Agencies and resource managers are working together to collect higher resolution land-cover information to focus restoration practices. The USGS supported the Chesapeake Conservancy to develop more current, higher-resolution information for the Bay watershed. Several areas were identified that needed light detection and ranging (LIDAR) to better define elevation changes that affect the movement of nutrients and sediment. The USGS partnered with Natural Resources Conservation Service (NRCS), through the National Map: 3-D Elevation Program (3DEP), to collect over 6,500 square miles of Quality Level 2 LIDAR data for 13 counties in the Susquehanna basin. The information will help inform NRCS to implement conservation practices and enhance the Chesapeake Conservancy effort to improve stream network information.
Supported by the USGS Core Science Systems and Land Resources MAs.


Improving land-use information for conservation and restoration decisions

The USGS, working with CBP partners, completed a new land-use classification for the 100,000- square-mile area, including the drainage basin and adjacent counties within six States and the District of Columbia. The improved land-use data are needed to revise the CBP Watershed Model that is used for water-quality decision making. The USGS also enhanced the Chesapeake Bay Land Change Model that relies on historical information combined with county-level population and employment forecasts to provide scenarios of future development in the Bay watershed. The forecasts will be used by the USGS, NPS, and non-governmental organizations to assess the vulnerability of healthy watersheds and wildlife habitats and inform land conservation efforts, including those funded by the DOI Land and Water Conservation Fund.
Supported by the USGS Land Resources and Ecosystems MAs.


Climate variability affecting streamflow

As one of the principal drivers of environmental change in the Chesapeake watershed, the USGS continues to address the potential effects of climate variability on environmental conditions.

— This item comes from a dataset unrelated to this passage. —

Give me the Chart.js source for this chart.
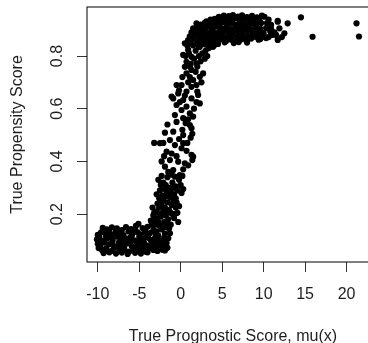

USGS found that long-term trends in precipitation and riverine discharge indicate that the Chesapeake Bay watershed is getting wetter, but streamflows are not necessarily becoming more extreme. Trends in precipitation and discharge have increased spatially from the southern portion of the watershed to the northern portion over the 88-year period of record that was analyzed. Results of this study have implications for the mode of transport of pollutants to the Bay, as well as implications for achieving jurisdiction nutrient and sediment reduction goals by the 2025 endpoint.
Supported by the USGS Ecosystems and Water MAs.


Rapidly providing science to Chesapeake Bay resource managers

USGS has developed a new mechanism to increase the interaction between scientists and resource managers within the Chesapeake Bay partnership. This new team effectively integrates recent science into time-sensitive decision processes and focuses scientists around management-relevant topics. The CBP Integrated Trends Analysis Team (ITAT) is a science-focused group chaired by the USGS and the University of Maryland. ITAT’s Jurisdictional Team provides a monthly forum to discuss ongoing studies and their implications with water-quality managers.
Supported by the USGS Ecosystems MA.